Les Pueblos modernes sont les descendants des cultures de Chaco et de Mesa Verde, mais ils évitent ostensiblement les hiérarchies, les richesses et les classes sociales qui étaient évidentes à Chaco. Les Pueblos sont réputés pour leur égalitarisme: ils n'ont ni nobles, ni rois, ni capitale. Il est probable que les structures sociales uniques des Pueblos virent le jour en réaction et en rejet des hiérarchies de Chaco, qui connurent une fin malheureuse. Vers 1090, la capitale se déplaça vers le nord, dans ce qui est aujourd'hui Aztec Ruins National Monument, mais la nouvelle capitale ne put maintenir la paix et la prospérité du règne de la culture Chaco. Les sécheresses et la violence finirent par conduire à l'abandon de la région des Four Corners par des dizaines de milliers de Pueblos ancestraux, dont la plupart partirent rejoindre les Pueblos modernes, depuis les Pueblos Hopi en Arizona à l'ouest, en passant par Zuni et Acoma, jusqu'aux nombreux Pueblos du Rio Grande au Nouveau-Mexique à l'est. Les nobles de Chaco se seraient peut-être déplacés vers le sud pour rejoindre leurs homologues de Mésoamérique et auraient contribué à la fondation de Paquimé (Casas Grandes), la dernière grande ville du Sud-Ouest.

JBW : Les Hohokams, qui vivaient dans l'actuel Arizona, se distinguent de leurs voisins par la longévité de leur culture. Les Hohokams ont construit des établissements impressionnants, des canaux d'irrigation sophistiqués et même des terrains de jeu de balle rituel qui reflètent ceux que l'on trouve en Mésoamérique. Existe-t-il des preuves d'échanges culturels ou matériels importants entre les Hohokams et les Pueblos ancestraux, et comment devrions-nous caractériser leur rôle et leur héritage uniques dans le Sud-Ouest?

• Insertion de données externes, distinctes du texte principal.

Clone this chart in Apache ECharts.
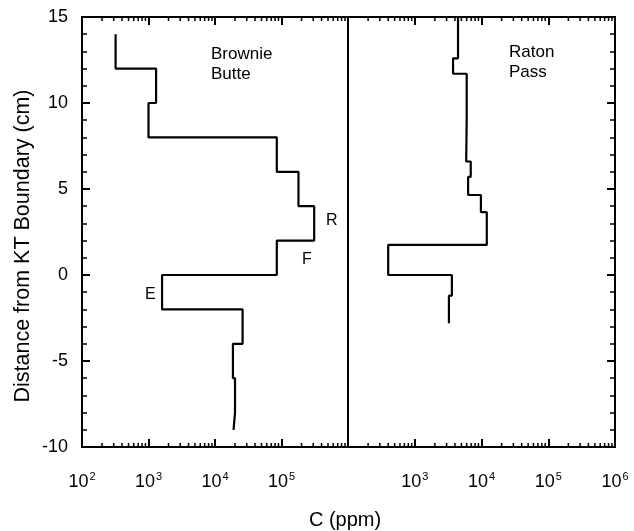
<!DOCTYPE html>
<html>
<head>
<meta charset="utf-8">
<script src="https://cdn.jsdelivr.net/npm/echarts@6/dist/echarts.min.js"></script>
<style>
  html, body { margin: 0; padding: 0; background: #fff; }
  #chart { width: 634px; height: 531px; }
</style>
</head>
<body>
<div id="chart"></div>
<script>
// Brownie Butte: depth breakpoints (cm, top to bottom) and carbon concentration (ppm) in each interval
const bbDepths = [14, 12, 10, 8, 6, 4, 2, 0, -2, -4, -6, -8, -9];
const bbConc   = [320, 1300, 1000, 85000, 180000, 310000, 85000, 1600, 26000, 18600, 20000, 19000];

// Raton Pass: depth breakpoints (cm) and concentration (ppm)
const rpDepths = [15, 12.6, 11.7, 9.1, 6.6, 5.7, 4.65, 3.65, 1.75, 0, -1.2, -2.8];
const rpConc   = [4450, 3750, 6000, 5900, 6900, 6300, 9800, 12000, 400, 3600, 3250];

// Axis tick settings
const yTicks = [-10, -5, 0, 5, 10, 15];
const xRange = [100, 1000000];

// Minor log ticks: 2..9 x 10^k
const minorTicks = [];
for (let e = 2; e < 6; e++) {
  for (let m = 2; m <= 9; m++) minorTicks.push(m * Math.pow(10, e));
}

// Turn interval lists into a stepped profile path
function stepProfile(depths, conc) {
  const pts = [];
  for (let i = 0; i < conc.length; i++) {
    pts.push([conc[i], depths[i]]);
    pts.push([conc[i], depths[i + 1]]);
  }
  return pts;
}

const FONT = 'Liberation Sans';
const INK = '#000';

function xLabel(hideVal) {
  return function (v) {
    if (Math.abs(v - hideVal) < 1e-6 * hideVal) return '';
    const e = Math.round(Math.log10(v));
    return '{b|10}{s|' + e + '}';
  };
}

const rich = {
  b: { fontSize: 18, fontFamily: FONT, color: INK, verticalAlign: 'bottom', lineHeight: 20 },
  s: { fontSize: 11, fontFamily: FONT, color: INK, verticalAlign: 'top', lineHeight: 20, padding: [0, 0, 6, 1] }
};

function makeX(gridIndex, position, showLabels, hideVal) {
  return {
    type: 'log', logBase: 10, gridIndex: gridIndex, position: position,
    min: xRange[0], max: xRange[1],
    axisLine: { show: true, onZero: false, lineStyle: { color: INK, width: 2 } },
    axisTick: { show: true, inside: true, length: 8, lineStyle: { color: INK, width: 2 } },
    axisLabel: showLabels
      ? { show: true, margin: 24, formatter: xLabel(hideVal), rich: rich }
      : { show: false },
    splitLine: { show: false }
  };
}

function makeY(gridIndex, position, showLabels) {
  return {
    type: 'value', gridIndex: gridIndex, position: position,
    min: yTicks[0], max: yTicks[yTicks.length - 1], interval: 5,
    axisLine: { show: true, onZero: false, lineStyle: { color: INK, width: 2 } },
    axisTick: { show: true, inside: true, length: 8, lineStyle: { color: INK, width: 2 } },
    minorTick: { show: true, splitNumber: 5, length: 5, lineStyle: { color: INK, width: 1.5 } },
    axisLabel: showLabels
      ? { show: true, margin: 14, fontSize: 18, fontFamily: FONT, color: INK }
      : { show: false },
    splitLine: { show: false }
  };
}

// Minor log ticks drawn on top and bottom frame edges
function minorTickSeries(xi, yi) {
  const data = [];
  minorTicks.forEach(v => { data.push([v, yTicks[yTicks.length - 1], 1]); data.push([v, yTicks[0], -1]); });
  return {
    type: 'custom', xAxisIndex: xi, yAxisIndex: yi, silent: true, clip: false,
    data: data,
    renderItem: function (params, api) {
      const p = api.coord([api.value(0), api.value(1)]);
      const dir = api.value(2);
      return {
        type: 'line',
        shape: { x1: p[0], y1: p[1], x2: p[0], y2: p[1] + dir * 4 },
        style: { stroke: INK, lineWidth: 1.5 }
      };
    }
  };
}

const lineStyle = { color: INK, width: 2.2 };

const option = {
  backgroundColor: '#fff',
  animation: false,
  grid: [
    { left: 82, top: 17, width: 266, height: 430, show: true, borderColor: INK, borderWidth: 2, backgroundColor: 'transparent' },
    { left: 348, top: 17, width: 267, height: 430, show: true, borderColor: INK, borderWidth: 2, backgroundColor: 'transparent' }
  ],
  xAxis: [
    makeX(0, 'bottom', true, 1000000),
    makeX(0, 'top', false),
    makeX(1, 'bottom', true, 100),
    makeX(1, 'top', false)
  ],
  yAxis: [
    makeY(0, 'left', true),
    makeY(1, 'right', false)
  ],
  series: [
    {
      type: 'line', xAxisIndex: 0, yAxisIndex: 0, data: stepProfile(bbDepths, bbConc),
      symbol: 'none', lineStyle: lineStyle, silent: true
    },
    {
      type: 'line', xAxisIndex: 2, yAxisIndex: 1, data: stepProfile(rpDepths, rpConc),
      symbol: 'none', lineStyle: lineStyle, silent: true
    },
    minorTickSeries(0, 0),
    minorTickSeries(2, 1)
  ],
  graphic: [
    { type: 'text', left: 211, top: 44, style: { text: 'Brownie\nButte', fontSize: 17, lineHeight: 20, fontFamily: FONT, fill: INK } },
    { type: 'text', left: 509, top: 42, style: { text: 'Raton\nPass', fontSize: 17, lineHeight: 20, fontFamily: FONT, fill: INK } },
    { type: 'text', left: 326, top: 213, style: { text: 'R', fontSize: 16, fontFamily: FONT, fill: INK } },
    { type: 'text', left: 302, top: 252, style: { text: 'F', fontSize: 16, fontFamily: FONT, fill: INK } },
    { type: 'text', left: 145, top: 287, style: { text: 'E', fontSize: 16, fontFamily: FONT, fill: INK } },
    { type: 'text', x: 345, y: 520, style: { text: 'C (ppm)', fontSize: 20, fontFamily: FONT, fill: INK, align: 'center', verticalAlign: 'middle' } },
    { type: 'text', x: 23, y: 246, rotation: Math.PI / 2, style: { text: 'Distance from KT Boundary (cm)', fontSize: 21.5, fontFamily: FONT, fill: INK, align: 'center', verticalAlign: 'middle' } }
  ]
};

const chart = echarts.init(document.getElementById('chart'), null, { renderer: 'canvas' });
chart.setOption(option);
</script>
</body>
</html>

SL : La civilisation Hohokam a émergé vers 500 de notre ère; elle a prospéré le long des grands fleuves des déserts du sud de l'Arizona, à 500 km des Four Corners et de Chaco Canyon. À Chaco et dans les Four Corners, l'agriculture pluviale était (tout juste) possible, mais dans les déserts hohokams - où les précipitations sont bien moindres - l'agriculture avait absolument besoin d'irrigation. D'immenses systèmes de canaux sur les rivières Salt et Gila (canalisant les eaux des hautes terres de Mogollon) sont à l'origine de son histoire millénaire.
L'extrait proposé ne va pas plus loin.